For many victims of domestic violence, leaving the relationship does not end the abuse perpetrated by their partners. The risk of abuse to the non-abusing parent and children during separation and after divorce often continues or increases; in some cases, abusers may kill their partners and children during this escalating period of violence. After separation, children are often exposed, directly or indirectly, to violence, threats, intimidation, manipulation, and coercive controls, which can profoundly compromise their emotional stability and psychological well-being.
Supervised Visitation Program
The Safe Havens: Supervised Visitation and Safe Exchange Grant Program (Supervised Visitation Program) funds the supervised visitation and safe exchanges of children—by and between parents—in situations involving domestic violence, sexual assault, dating violence, child abuse, or stalking. The goals of the program are to ensure the safety of adult victims and their children during supervised visits and exchanges; protect children from the trauma of witnessing domestic or dating violence; and reduce the risk of further abuse, injury, or abduction of the children during supervised visits and monitored exchanges.

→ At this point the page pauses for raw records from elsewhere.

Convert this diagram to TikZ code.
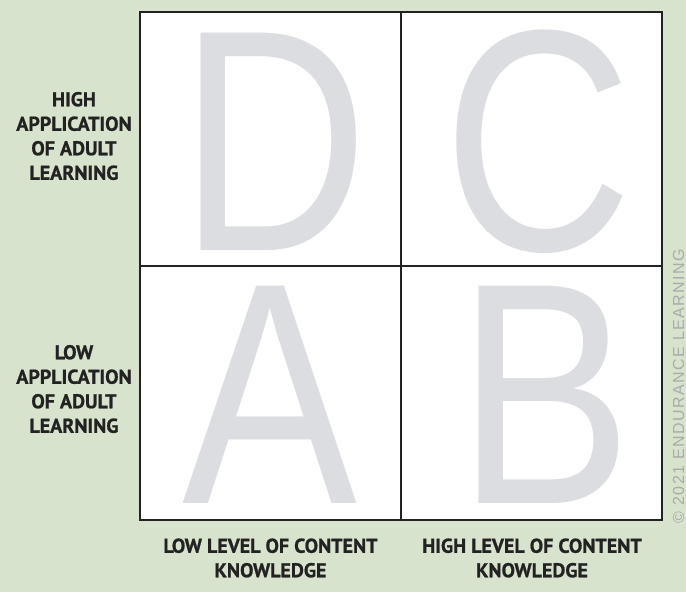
\documentclass[tikz,border=0pt]{standalone}
\usepackage{fontspec}
\setmainfont{Liberation Sans}
\newfontfamily\labelfont[BoldFeatures={FakeBold=0.8}]{PT Sans}
\newfontfamily\notefont[LetterSpace=9]{Liberation Sans}
\usetikzlibrary{positioning}
\definecolor{sage}{HTML}{D7E3CC}
\definecolor{bigletter}{HTML}{DCDDE1}
\definecolor{ink}{HTML}{222222}
\tikzset{
  axislabel/.style={font=\labelfont\bfseries\fontsize{20}{24.5}\selectfont, text=ink, align=center},
  quadletter/.style={font=\fontsize{316}{316}\selectfont, text=bigletter, inner sep=0pt,
    anchor=base, xscale=0.83, text height=218pt, text depth=0pt},
  grid/.style={draw=ink, line width=1.6pt}
}
\begin{document}
\begin{tikzpicture}[x=1pt,y=-1pt]
\fill[sage] (0,0) rectangle (686,592);
\useasboundingbox (0,0) rectangle (686,592);
\fill[white] (140,12) rectangle (662,520);
% quadrant letters
\node (d) [quadletter] at (274,250) {D};
\node (c) [quadletter] at (538,250) {C};
\node (a) [quadletter] at (269.5,503) {A};
\node (b) [quadletter] at (544.5,503) {B};
% grid
\draw[grid] (140,12) rectangle (662,520);
\draw[grid] (401,12) -- (401,520);
\draw[grid] (140,266) -- (662,266);
% axis labels
\node (high) [axislabel] at (74,136) {HIGH\\APPLICATION\\OF ADULT\\LEARNING};
\node (low) [axislabel] at (74,389) {LOW\\APPLICATION\\OF ADULT\\LEARNING};
\node (lowk) [axislabel] at (270.5,558) {LOW LEVEL OF CONTENT\\KNOWLEDGE};
\node (highk) [axislabel] at (532,558) {HIGH LEVEL OF CONTENT\\KNOWLEDGE};
\node (copy) [rotate=90, text=black!33, font=\notefont\fontsize{16}{16}\selectfont] at (678.5,386) {© 2021 ENDURANCE LEARNING};
\end{tikzpicture}
\end{document}
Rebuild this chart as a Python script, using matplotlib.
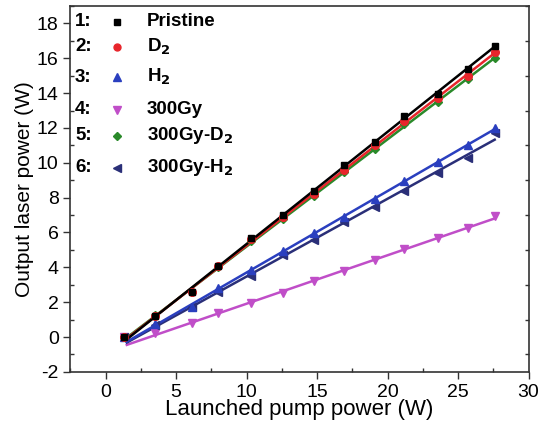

The 2013 reauthorization of V A W A replaced the Supervised Visitation Program, along with the Courts Program, with a new comprehensive grant program: the Grants to Support Families in the Justice System Program (Justice for Families or JFF Program). The Justice for Families Program improves civil and criminal justice system response to families with histories of domestic violence, sexual assault, dating violence, stalking, and cases involving allegations of child sexual abuse. The last Supervised Visitation Program grants were awarded in FY 2014.